Établissements de santé
La nécessaire transition est en marche
Hôpitaux, EHPAD, établissements de santé mentale et centres médico-sociaux émettent 8 % des gaz à effet de serre au niveau hexagonal. Une estimation rendue publique par le Shift Project et le rapport Décarboner la Santé. Ainsi, dans le domaine de la santé, l’enjeu est de taille pour améliorer l’impact environnemental. Quel intérêt de se soigner si en parallèle, les soins génèrent toutes ces dépenses d’énergies et de déchets nocifs pour la santé ? C’est pour tendre vers de meilleures pratiques que la Fédération Hospitalière de France (FHF), qui regroupe 20 fédérations régionales d’établissements publics de santé, soutient les démarches de transition écologiques et énergétiques.
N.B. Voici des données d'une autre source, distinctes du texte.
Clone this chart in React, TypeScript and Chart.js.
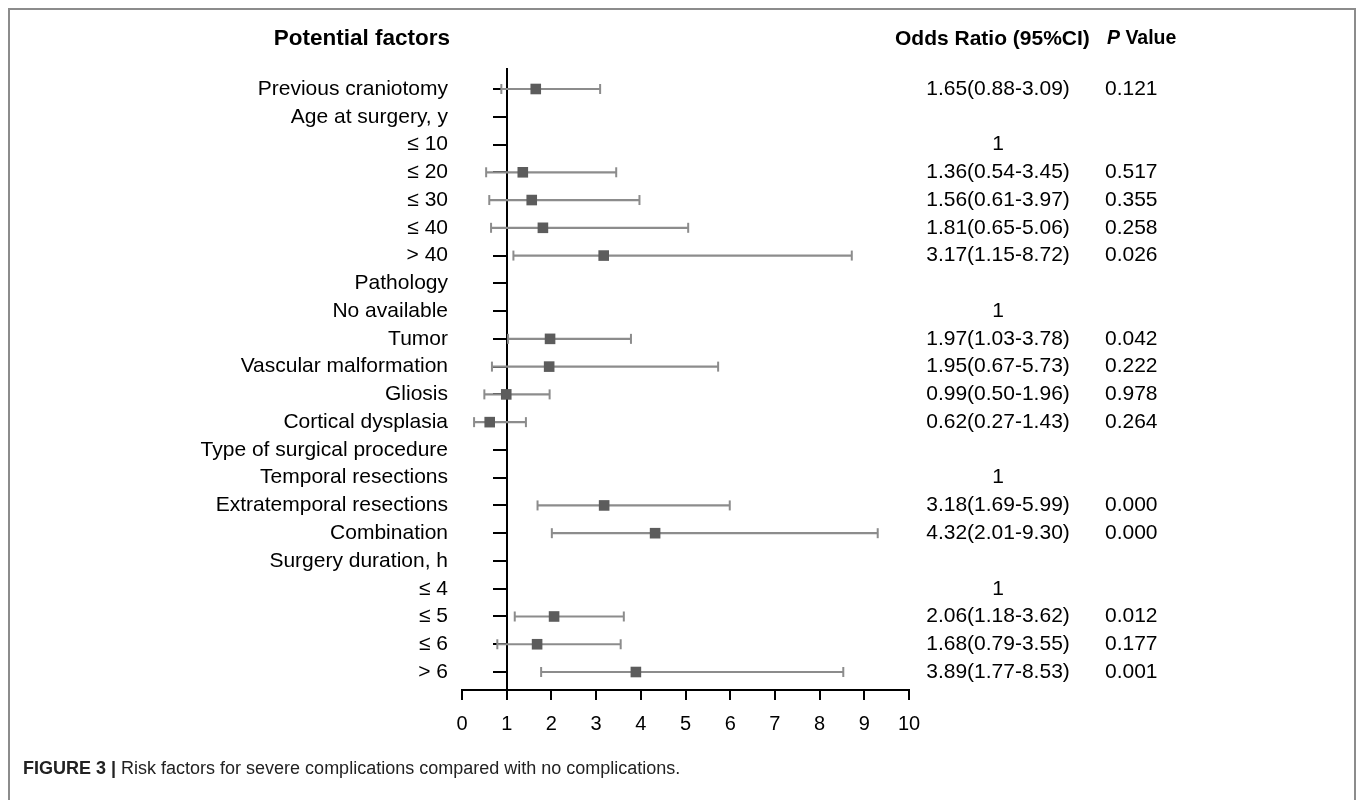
import React, { useEffect, useRef } from "react";
import { Chart, registerables } from "chart.js";

Chart.register(...registerables);

const FONT = '"Liberation Sans", Arial, Helvetica, sans-serif';

const rowLabels = [
  "Previous craniotomy",
  "Age at surgery, y",
  "≤ 10",
  "≤ 20",
  "≤ 30",
  "≤ 40",
  "> 40",
  "Pathology",
  "No available",
  "Tumor",
  "Vascular malformation",
  "Gliosis",
  "Cortical dysplasia",
  "Type of surgical procedure",
  "Temporal resections",
  "Extratemporal resections",
  "Combination",
  "Surgery duration, h",
  "≤ 4",
  "≤ 5",
  "≤ 6",
  "> 6",
];

const isReference = [
  false, false, true, false, false, false, false,
  false, true, false, false, false, false,
  false, true, false, false,
  false, true, false, false, false,
];

const oddsRatio = [
  1.65, null, null, 1.36, 1.56, 1.81, 3.17,
  null, null, 1.97, 1.95, 0.99, 0.62,
  null, null, 3.18, 4.32,
  null, null, 2.06, 1.68, 3.89,
];

const ciLower = [
  0.88, null, null, 0.54, 0.61, 0.65, 1.15,
  null, null, 1.03, 0.67, 0.5, 0.27,
  null, null, 1.69, 2.01,
  null, null, 1.18, 0.79, 1.77,
];

const ciUpper = [
  3.09, null, null, 3.45, 3.97, 5.06, 8.72,
  null, null, 3.78, 5.73, 1.96, 1.43,
  null, null, 5.99, 9.3,
  null, null, 3.62, 3.55, 8.53,
];

const pValues = [
  "0.121", "", "", "0.517", "0.355", "0.258", "0.026",
  "", "", "0.042", "0.222", "0.978", "0.264",
  "", "", "0.000", "0.000",
  "", "", "0.012", "0.177", "0.001",
];

const xMin = 0;
const xMax = 10;

function orLabel(i: number): string {
  if (isReference[i]) return "1";
  const o = oddsRatio[i];
  const lo = ciLower[i];
  const hi = ciUpper[i];
  if (o == null || lo == null || hi == null) return "";
  return `${o.toFixed(2)}(${lo.toFixed(2)}-${hi.toFixed(2)})`;
}

const textColumnsPlugin = {
  id: "textColumns",
  afterDraw(chart: any) {
    const ctx = chart.ctx;
    const y = chart.scales.y;
    ctx.save();
    ctx.fillStyle = "#000";
    ctx.textBaseline = "middle";
    // headers
    ctx.font = `bold 22.5px ${FONT}`;
    ctx.textAlign = "right";
    ctx.fillText("Potential factors", 450, 39);
    ctx.textAlign = "left";
    ctx.font = `bold 21px ${FONT}`;
    ctx.fillText("Odds Ratio (95%CI)", 895, 39);
    ctx.font = `italic bold 19.5px ${FONT}`;
    ctx.fillText("P", 1107, 39);
    const pw = ctx.measureText("P ").width;
    ctx.font = `bold 19.5px ${FONT}`;
    ctx.fillText("Value", 1107 + pw, 39);
    // rows
    ctx.font = `21px ${FONT}`;
    rowLabels.forEach((label, i) => {
      const py = y.getPixelForValue(i);
      ctx.textAlign = "right";
      ctx.fillText(label, 448, py);
      ctx.textAlign = "center";
      ctx.fillText(orLabel(i), 998, py);
      ctx.textAlign = "left";
      ctx.fillText(pValues[i], 1105, py);
    });
    ctx.restore();
  },
};

export default function App() {
  const canvasRef = useRef<HTMLCanvasElement | null>(null);

  useEffect(() => {
    const canvas = canvasRef.current;
    if (!canvas) return;

    const ciDatasets = rowLabels
      .map((_, i) => i)
      .filter((i) => ciLower[i] != null && ciUpper[i] != null)
      .map((i) => ({
        type: "line" as const,
        data: [
          { x: ciLower[i] as number, y: i },
          { x: ciUpper[i] as number, y: i },
        ],
        borderColor: "#8c8c8c",
        borderWidth: 2.2,
        pointStyle: "line" as const,
        rotation: 90,
        pointRadius: 5,
        pointBorderWidth: 2,
        pointBorderColor: "#8c8c8c",
        pointBackgroundColor: "#8c8c8c",
        showLine: true,
        fill: false,
      }));

    const pointData = rowLabels
      .map((_, i) => i)
      .filter((i) => oddsRatio[i] != null)
      .map((i) => ({ x: oddsRatio[i] as number, y: i }));

    const chart = new Chart(canvas, {
      type: "scatter",
      data: {
        datasets: [
          {
            type: "scatter",
            data: pointData,
            pointStyle: "rect",
            pointRadius: 7.5,
            pointBackgroundColor: "#5c5c5c",
            pointBorderColor: "#5c5c5c",
            pointBorderWidth: 0,
          } as any,
          ...ciDatasets,
        ],
      },
      options: {
        responsive: false,
        animation: false,
        devicePixelRatio: 1,
        layout: { padding: { left: 462, right: 448, top: 69, bottom: 60 } },
        plugins: {
          legend: { display: false },
          tooltip: { enabled: false },
          title: { display: false },
        },
        scales: {
          x: {
            type: "linear",
            position: "bottom",
            min: xMin,
            max: xMax,
            afterFit(axis: any) {
              axis.height = 50;
            },
            ticks: {
              stepSize: 1,
              color: "#000",
              font: { size: 20, family: FONT },
              padding: 12,
            },
            grid: {
              display: true,
              drawOnChartArea: false,
              drawTicks: true,
              tickLength: 10,
              color: "#000",
              lineWidth: 2,
            },
            border: { display: true, color: "#000", width: 2 },
          },
          y: {
            type: "linear",
            position: { x: 1 } as any,
            reverse: true,
            min: -0.72,
            max: 21.648,
            afterBuildTicks(axis: any) {
              axis.ticks = rowLabels.map((_, i) => ({ value: i }));
            },
            ticks: {
              display: false,
              autoSkip: false,
            },
            grid: {
              display: true,
              drawOnChartArea: false,
              drawTicks: true,
              tickLength: 13,
              color: "#000",
              lineWidth: 2,
            },
            border: { display: true, color: "#000", width: 2 },
          },
        },
      } as any,
      plugins: [textColumnsPlugin],
    });

    return () => chart.destroy();
  }, []);

  return (
    <div>
      <div
        style={{
          position: "fixed",
          left: 8,
          top: 8,
          width: 1348,
          height: 900,
          border: "2px solid #8c8c8c",
          boxSizing: "border-box",
        }}
      />
      <canvas
        ref={canvasRef}
        width={1357}
        height={800}
        style={{ position: "fixed", left: 0, top: 0, width: 1357, height: 800 }}
      />
      <div
        style={{
          position: "fixed",
          left: 23,
          top: 758,
          fontFamily: FONT,
          fontSize: 18,
          color: "#222",
          whiteSpace: "nowrap",
        }}
      >
        <b>FIGURE 3 |</b> Risk factors for severe complications compared with no complications.
      </div>
    </div>
  );
}
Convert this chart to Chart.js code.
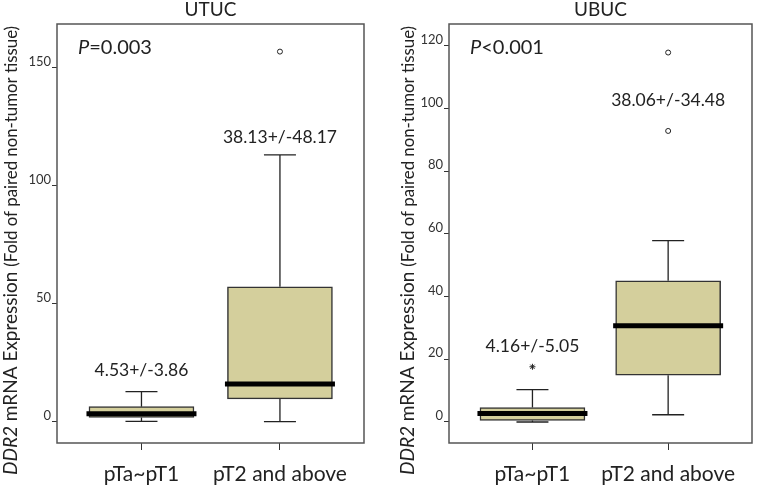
<!DOCTYPE html>
<html>
<head>
<meta charset="utf-8">
<script src="https://cdn.jsdelivr.net/npm/chart.js@4.4.0/dist/chart.umd.min.js"></script>
<style>
  html, body { margin: 0; padding: 0; background: #fff; }
  #wrap { position: relative; width: 757px; height: 486px; }
  canvas { position: absolute; top: 0; }
</style>
</head>
<body>
<div id="wrap">
  <canvas id="utuc" width="378" height="486" style="left:0"></canvas>
  <canvas id="ubuc" width="379" height="486" style="left:378px"></canvas>
</div>
<script>
const categories = ['pTa~pT1', 'pT2 and above'];

// UTUC panel
const utucLow = [0.2, 0.1];
const utucQ1 = [1.8, 9.7];
const utucMedian = [3.4, 16.0];
const utucQ3 = [6.4, 57.2];
const utucHigh = [12.8, 113.1];
const utucOutliers = [[], [156.9]];
const utucExtremes = [[], []];
const utucMeanSd = ['4.53+/-3.86', '38.13+/-48.17'];
const utucTicks = [0, 50, 100, 150];

// UBUC panel
const ubucLow = [0, 2.3];
const ubucQ1 = [0.5, 14.9];
const ubucMedian = [2.7, 30.7];
const ubucQ3 = [4.6, 45.0];
const ubucHigh = [10.3, 57.8];
const ubucOutliers = [[], [92.8, 117.8]];
const ubucExtremes = [[17.6], []];
const ubucMeanSd = ['4.16+/-5.05', '38.06+/-34.48'];
const ubucTicks = [0, 20, 40, 60, 80, 100, 120];

const FONT = 'Lato';
Chart.defaults.font.family = FONT;

const panels = {
    utuc: {
        title: 'UTUC', pSign: '=0.003',
        low: utucLow, q1: utucQ1, median: utucMedian, q3: utucQ3, high: utucHigh,
        outliers: utucOutliers, extremes: utucExtremes, meanSd: utucMeanSd, ticks: utucTicks,
        yMin: -9, yMax: 168.6, xMin: 0.39, xMax: 2.607,
        axisWidth: 57, padRight: 14, noteY: [19.5, 118.2], titleOffset: 40
    },
    ubuc: {
        title: 'UBUC', pSign: '<0.001',
        low: ubucLow, q1: ubucQ1, median: ubucMedian, q3: ubucQ3, high: ubucHigh,
        outliers: ubucOutliers, extremes: ubucExtremes, meanSd: ubucMeanSd, ticks: ubucTicks,
        yMin: -6.7, yMax: 126.9, xMin: 0.385, xMax: 2.618,
        axisWidth: 71, padRight: 1, noteY: [22.4, 100.8], titleOffset: 35
    }
};

// whiskers, medians, frame and the text bits that Chart.js can't lay out
const boxParts = {
    id: 'boxParts',
    beforeDatasetsDraw(chart) {
        const p = panels[chart.canvas.id];
        const { ctx, scales: { x, y } } = chart;
        ctx.save();
        ctx.strokeStyle = '#222';
        ctx.lineWidth = 1.3;
        p.low.forEach((lo, i) => {
            const cx = x.getPixelForValue(i + 1);
            const yHi = y.getPixelForValue(p.high[i]);
            const yLo = y.getPixelForValue(lo);
            ctx.beginPath();
            ctx.moveTo(cx, y.getPixelForValue(p.q3[i])); ctx.lineTo(cx, yHi);
            ctx.moveTo(cx - 16, yHi); ctx.lineTo(cx + 16, yHi);
            ctx.moveTo(cx, y.getPixelForValue(p.q1[i])); ctx.lineTo(cx, yLo);
            ctx.moveTo(cx - 16, yLo); ctx.lineTo(cx + 16, yLo);
            ctx.stroke();
        });
        ctx.restore();
    },
    afterDatasetsDraw(chart) {
        const p = panels[chart.canvas.id];
        const { ctx, scales: { x, y } } = chart;
        ctx.save();
        ctx.strokeStyle = '#000';
        ctx.lineWidth = 5;
        p.median.forEach((m, i) => {
            const cx = x.getPixelForValue(i + 1);
            const my = y.getPixelForValue(m);
            ctx.beginPath();
            ctx.moveTo(cx - 55, my); ctx.lineTo(cx + 55, my);
            ctx.stroke();
        });
        ctx.restore();
    },
    afterDraw(chart) {
        const p = panels[chart.canvas.id];
        const { ctx, chartArea: a, scales: { x, y } } = chart;
        ctx.save();
        // frame
        ctx.strokeStyle = '#555';
        ctx.lineWidth = 1.5;
        ctx.strokeRect(a.left, a.top, a.right - a.left, a.bottom - a.top);

        ctx.fillStyle = '#222';
        ctx.textBaseline = 'alphabetic';
        // P value
        ctx.textAlign = 'left';
        ctx.font = 'italic 20px ' + FONT;
        ctx.fillText('P', a.left + 21, a.top + 30);
        const pw = ctx.measureText('P').width;
        ctx.font = '20px ' + FONT;
        ctx.fillText(p.pSign, a.left + 21 + pw, a.top + 30);

        // mean +/- sd notes
        ctx.textAlign = 'center';
        ctx.font = '17.5px ' + FONT;
        p.meanSd.forEach((t, i) => {
            ctx.fillText(t, x.getPixelForValue(i + 1), y.getPixelForValue(p.noteY[i]));
        });

        // rotated y title with mixed fonts
        ctx.translate(a.left - p.titleOffset, 475);
        ctx.rotate(-Math.PI / 2);
        ctx.textAlign = 'left';
        let pos = 0;
        const parts = [
            ['italic 19px ' + FONT, 'DDR2'],
            ['19px ' + FONT, ' mRNA Expression '],
            ['16.8px ' + FONT, '(Fold of paired non-tumor tissue)']
        ];
        parts.forEach(([f, t]) => {
            ctx.font = f;
            ctx.fillText(t, pos, 0);
            pos += ctx.measureText(t).width;
        });
        ctx.restore();
    }
};

const makePanel = (id) => {
    const p = panels[id];
    const boxes = categories.map((c, i) => ({ x: i + 1, y: [p.q1[i], p.q3[i]] }));
    const outlierPts = [];
    p.outliers.forEach((list, i) => list.forEach(v => outlierPts.push({ x: i + 1, y: v })));
    const extremePts = [];
    p.extremes.forEach((list, i) => list.forEach(v => extremePts.push({ x: i + 1, y: v })));

    return new Chart(document.getElementById(id), {
        type: 'bar',
        data: {
            datasets: [
                {
                    type: 'bar',
                    data: boxes,
                    backgroundColor: '#d4cf9c',
                    borderColor: '#333',
                    borderWidth: 1.5,
                    borderSkipped: false,
                    barThickness: 105
                },
                {
                    type: 'scatter',
                    data: outlierPts,
                    pointStyle: 'circle',
                    radius: 2.5,
                    borderWidth: 1,
                    borderColor: '#222',
                    backgroundColor: '#fff'
                },
                {
                    type: 'scatter',
                    data: extremePts,
                    pointStyle: 'star',
                    radius: 3,
                    borderWidth: 1,
                    borderColor: '#222'
                }
            ]
        },
        options: {
            responsive: false,
            animation: false,
            devicePixelRatio: 1,
            layout: { padding: { left: 0, right: p.padRight, top: 0, bottom: 0 } },
            plugins: {
                legend: { display: false },
                tooltip: { enabled: false },
                title: {
                    display: true,
                    text: p.title,
                    fullSize: false,
                    color: '#222',
                    font: { size: 19, weight: 'normal', lineHeight: 1.0 },
                    padding: { top: 0, bottom: 5 }
                }
            },
            scales: {
                x: {
                    type: 'linear',
                    min: p.xMin,
                    max: p.xMax,
                    offset: false,
                    afterBuildTicks: s => { s.ticks = categories.map((c, i) => ({ value: i + 1 })); },
                    afterFit: s => { s.height = 43; },
                    grid: { offset: false, drawOnChartArea: false, tickLength: 7, color: '#333' },
                    border: { display: false },
                    ticks: {
                        padding: 12,
                        color: '#222',
                        maxRotation: 0,
                        autoSkip: false,
                        font: { size: 21 },
                        callback: (v, i) => categories[i]
                    }
                },
                y: {
                    type: 'linear',
                    min: p.yMin,
                    max: p.yMax,
                    afterBuildTicks: s => { s.ticks = p.ticks.map(v => ({ value: v })); },
                    afterFit: s => { s.width = p.axisWidth; },
                    grid: { drawOnChartArea: false, tickLength: 5, color: '#333' },
                    border: { display: false },
                    ticks: { padding: 1, labelOffset: -6, color: '#333', font: { size: 13 } }
                }
            }
        },
        plugins: [boxParts]
    });
};

document.fonts.load('20px ' + FONT).then(() => {
    makePanel('utuc');
    makePanel('ubuc');
});
</script>
</body>
</html>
Il existe une réelle dissonance cognitive entre la volonté de soigner des patients, de différer l’obsolescence programmée de l’être humain et l’impact d’un établissement pour y parvenir
Les chiffres ont de quoi faire tourner de l’œil. En 2010, on estimait à 700 000 tonnes le volume de déchets produits chaque année par les hôpitaux publics et privés. En 2021, l’Ademe estimait la consommation d’eau par lit occupé entre 400 et 1200 litres par jour. A cela s’ajoute un budget de 29 Mrd€ dédiés aux achats dans l’hôpital public chaque année, et 1,5 milliard de repas distribués par an dans les établissements de santé. C’est sans compter les 1 000, 2 000 ou 7 000 agents qui, quotidiennement, se déplacent au sein des différents établissements d’un pôle de santé ou se rendent en consultation, générant un grand nombre de kilomètres. « Les enjeux de développement durables sont à tous les niveaux », reconnaît Rudy Chouvel, directeur d’hôpital et référent transition écologique à la FHF. « La santé pollue. Par exemple, le volume de déchets issu des blocs opératoires et des activités de soins est important. On y trouve notamment des déchets à risques infectieux, des déchets dangereux et toxiques dans les poches de chimiothérapie… Il existe une réelle dissonance cognitive entre la volonté de soigner des patients, de différer l’obsolescence programmée de l’être humain et l’impact d’un établissement pour y parvenir ».
Le processus de transition écologique s’accélère
Pour autant, de nombreux établissements ont pris le sujet au sérieux, depuis une quinzaine d’années, et ont accéléré leurs processus de transition. La réflexion porte ainsi sur les usages uniques de certains équipements ou des contenants alimentaires, les mobilités, la politique d’achat, la gestion des énergies, le nettoyage, la biodiversité… Des essais sont réalisés afin de réduire l’utilisation de dispositifs à usage unique. Des hôpitaux ont mis en place le bionettoyage des chambres : sans utilisation de produits chimiques, avec de la microfibre, de la vapeur et parfois des UV. D’autres repensent leurs espaces extérieurs en améliorant la biodiversité, par le biais de vergers ou de promenades arborées. « D’autant que la nature aide à la guérison », souligne Rudy Chouvel. Enfin, certains hôpitaux ont mis en place de nouvelles procédures dans les blocs opératoires pour réduire leur impact environnemental (lire encadré ci-contre).
La nécessité de réponse aux obligations réglementaires
Malgré tout, les hôpitaux tentent de répondre aux obligations réglementaires sans que cela ne soit impactant financièrement. « En effet, les hôpitaux doivent répondre à des obligations réglementaires, par exemple, pour la restauration, en matière de vaisselle à usage unique mais aussi dans le domaine des achats de denrées alimentaires. Actuellement, 50% des produits achetés doivent être labellisés, dont 20% d’origine biologique, et bientôt, 100 % de la viande et du poisson devra être sous label. Ces obligations impliquent des surcoûts que les hôpitaux ont rarement les moyens de répercuter », constate Rudy Chouvel. La réponse aux obligations réglementaires est-elle pertinente dans un établissement de santé ? La question reste en suspens.
Financer les investissements liés à la transition
D’autant que, pour aller plus loin, la DGOS et la CNSA, en lien avec l’ANAP, financent 150 postes de conseillers en transition écologique et énergétique en santé sur le territoire. Des postes financés de façon dégressive sur trois ans par le ministère de la Santé, mais qui ne suffisent pas à couvrir l’ensemble des besoins au sein des établissements. « Nous avons besoin de moyens humains et financiers pour accélérer notre transition énergétique. Ces questions prennent du temps. Mais recruter un chargé de mission sur le développement durable, s’il coûte au départ, permet aussi de faire des économies à terme et d’impulser une dynamique », insiste Rudy Chouvel.